Derzeit sieht es in den Umfragen nicht sehr günstig aus für Donald Trump. Trumps demokratischer Herausforderer Joe Biden führt in einer Umfrage mit 50 zu 36 Prozent. Aber das heißt noch gar nichts. Vor vier Jahren hatte Hillary Clinton ebenfalls einen deutlichen Vorsprung. Zudem sind dies landesweite Präferenzumfragen, die sich deutlich von der Zahl der Wahlmänner unterscheiden können. Hillary Clinton hatte 2016 fast drei Millionen Stimmen mehr als Trump, wäre mit 48,2 gegen 46,1 Prozent der Stimmen in fast jedem anderen Land Präsidentin geworden.
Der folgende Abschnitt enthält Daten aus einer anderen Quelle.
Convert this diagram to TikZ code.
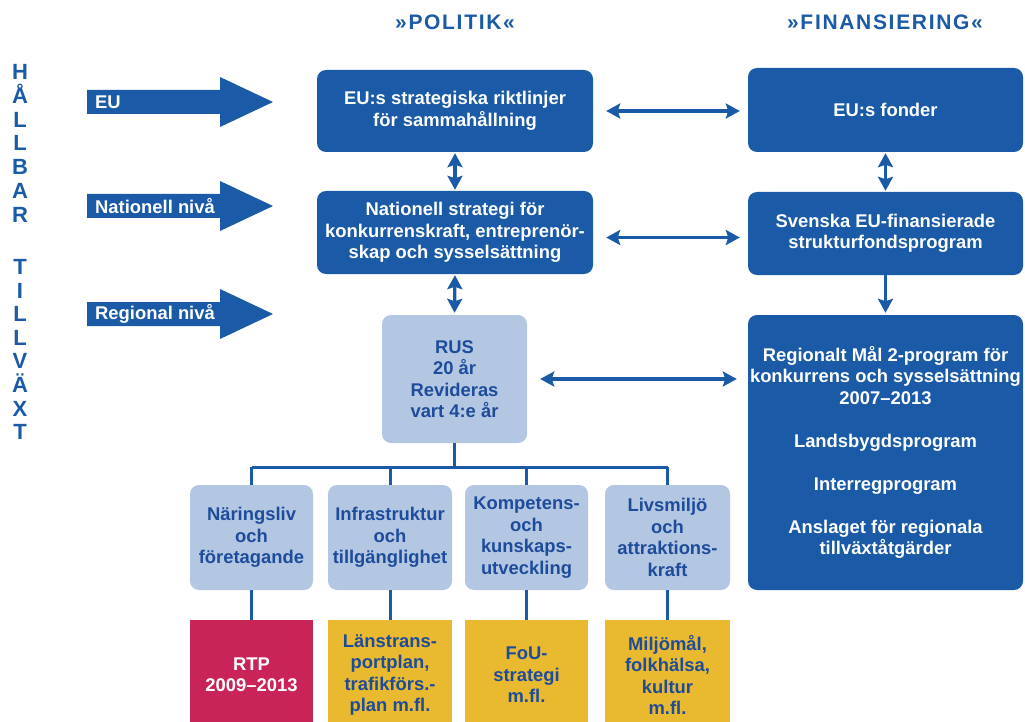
\documentclass[tikz,border=0pt]{standalone}
\usepackage{fontspec}
\setmainfont{Liberation Sans}
\newfontfamily\hdrfont{Liberation Sans}[LetterSpace=8]
\usetikzlibrary{arrows.meta}
\definecolor{dblue}{RGB}{26,90,166}
\definecolor{lblue}{RGB}{179,199,227}
\definecolor{tblue}{RGB}{30,76,154}
\definecolor{rtpred}{RGB}{200,36,88}
\definecolor{ygold}{RGB}{233,185,48}
\begin{document}
\begin{tikzpicture}[x=1pt,y=-1pt,
  base/.style={font=\bfseries\fontsize{18.4}{21.5}\selectfont, align=center, inner sep=0pt},
  darkbox/.style={base, fill=dblue, text=white, rounded corners=9pt},
  lightbox/.style={base, fill=lblue, text=tblue, rounded corners=9pt},
  redbox/.style={base, fill=rtpred, text=white},
  goldbox/.style={base, fill=ygold, text=tblue},
  hdr/.style={font=\hdrfont\bfseries\fontsize{21}{24}\selectfont, text=dblue, inner sep=0pt},
  vlet/.style={font=\bfseries\fontsize{22}{24}\selectfont, text=dblue, inner sep=0pt, text height=15pt, text depth=0pt},
  arrtext/.style={font=\bfseries\fontsize{18.4}{21.5}\selectfont, text=white, inner sep=0pt, anchor=west},
  tip/.tip={Stealth[length=14pt,width=15pt,inset=2.5pt]},
  dbl/.style={draw=dblue, line width=3.2pt, tip-tip},
  sgl/.style={draw=dblue, line width=3.2pt, -tip},
  tree/.style={draw=dblue, line width=3pt}
]
\path[use as bounding box] (0,0) rectangle (1025,722);
\clip (0,0) rectangle (1025,722);
\fill[white] (0,0) rectangle (1025,722);

% headers
\node[hdr] (polh) at (455,22) {»POLITIK«};
\node[hdr] (finh) at (885,22) {»FINANSIERING«};

% vertical letters
\foreach \ch [count=\i] in {H,Å,L,L,B,A,R}
  \node[vlet] (va\i) at (20,{72+(\i-1)*23.8}) {\ch};
\foreach \ch [count=\i] in {T,I,L,L,V,Ä,X,T}
  \node[vlet] (vb\i) at (20,{267+(\i-1)*23.6}) {\ch};

% block arrows
\foreach \c/\nm/\txt in {102/aeu/EU, 206/anat/Nationell nivå, 314/areg/Regional nivå}{
  \fill[dblue] (87,\c-12) -- (220,\c-12) -- (220,\c-25) -- (273,\c) -- (220,\c+25) -- (220,\c+12) -- (87,\c+12) -- cycle;
  \node[arrtext] (\nm) at (95,\c) {\txt};
}

% politik column
\node[darkbox, minimum width=276, minimum height=82] (eustrat) at (455,111) {EU:s strategiska riktlinjer\\för sammahållning};
\node[darkbox, minimum width=276, minimum height=83] (nat) at (455,232.5) {Nationell strategi för\\konkurrenskraft, entreprenör-\\skap och sysselsättning};
\node[lightbox, minimum width=145, minimum height=128] (rus) at (454.5,379) {RUS\\20 år\\Revideras\\vart 4:e år};

% finansiering column
\node[darkbox, minimum width=275, minimum height=84] (eufond) at (885.5,110) {EU:s fonder};
\node[darkbox, minimum width=275, minimum height=83] (sv) at (885.5,233.5) {Svenska EU-finansierade\\strukturfondsprogram};
\node[darkbox, minimum width=275, minimum height=275] (reg) at (885.5,452.5) {Regionalt Mål 2-program för\\konkurrens och sysselsättning\\2007–2013\\[21.5pt]Landsbygdsprogram\\[21.5pt]Interregprogram\\[21.5pt]Anslaget för regionala\\tillväxtåtgärder};

% category boxes
\node[lightbox, minimum width=123, minimum height=105] (c1) at (251.5,537.5) {Näringsliv\\och\\företagande};
\node[lightbox, minimum width=124, minimum height=105] (c2) at (390,537.5) {Infrastruktur\\och\\tillgänglighet};
\node[lightbox, minimum width=123, minimum height=105] (c3) at (526.5,537.5) {Kompetens-\\och\\kunskaps-\\utveckling};
\node[lightbox, minimum width=125, minimum height=105] (c4) at (667.5,537.5) {Livsmiljö\\och\\attraktions-\\kraft};

% bottom boxes
\node[redbox, minimum width=123, minimum height=110] (b1) at (251.5,675) {RTP\\2009–2013};
\node[goldbox, minimum width=124, minimum height=110] (b2) at (390,675) {Länstrans-\\portplan,\\trafikförs.-\\plan m.fl.};
\node[goldbox, minimum width=123, minimum height=110] (b3) at (526.5,675) {FoU-\\strategi\\m.fl.};
\node[goldbox, minimum width=125, minimum height=110] (b4) at (667.5,675) {Miljömål,\\folkhälsa,\\kultur\\m.fl.};

% connectors
\draw[dbl, shorten <=13pt, shorten >=8pt] (eustrat.east) -- (eustrat.east -| eufond.west);
\draw[dbl, shorten <=13pt, shorten >=8pt] ([yshift=-5pt]nat.east) -- ([yshift=-5pt]nat.east -| sv.west);
\draw[dbl, shorten <=13pt, shorten >=11pt] (rus.east) -- (rus.east -| reg.west);
\draw[dbl, shorten <=1pt, shorten >=1pt] (eustrat.south) -- (nat.north);
\draw[dbl, shorten <=1pt, shorten >=2pt] (nat.south) -- (rus.north);
\draw[dbl, shorten <=1pt, shorten >=1pt] (eufond.south) -- (sv.north);
\draw[sgl, shorten >=2pt] (sv.south) -- (reg.north);

\coordinate (tj) at (455,467);
\draw[tree] (rus.south) -- (rus.south |- tj);
\draw[tree] (c1.north |- tj) -- (c4.north |- tj);
\foreach \k in {1,2,3,4}{
  \draw[tree] (c\k.north |- tj) -- (c\k.north);
  \draw[tree] (c\k.south) -- (b\k.north);
}
\end{tikzpicture}
\end{document}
Bei den Wahlmännern siegte Trump mit 57,25 zu 42,75 Prozent.
Enthüllungsbücher werden den US-Wahlkampf kaum beeinflussen. Entscheidend wird sein, dass die Wirtschaft bis November wieder in Gang kommt. Bis dahin werden die USA wohl um die 150.000 Corona-Tote zu beklagen haben, aber es gibt viele, die dem Narrativ Trumps folgen und nicht sein miserables Krisenmanagement, sondern China für die weltweit höchste Opferzahl verantwortlich machen. Mag sein, dass die Rassismusdebatte ebenfalls eine Rolle spielt, falls es den Demokraten gelingt, viele Afroamerikaner und Hispanics an die Urnen zu bringen. Auch wenn es berechtigte Zweifel an der Motivierungskraft von Joe Biden gibt, könnte die Abwahl Trumps ein starkes Motiv sein.
Auf das nächste Enthüllungsbuch darf man dennoch gespannt sein, es wurde von Trumps Nichte Mary geschrieben, einer promovierten Psychologin. Der Erfolg ist garantiert. Die Familie will es verbieten lassen.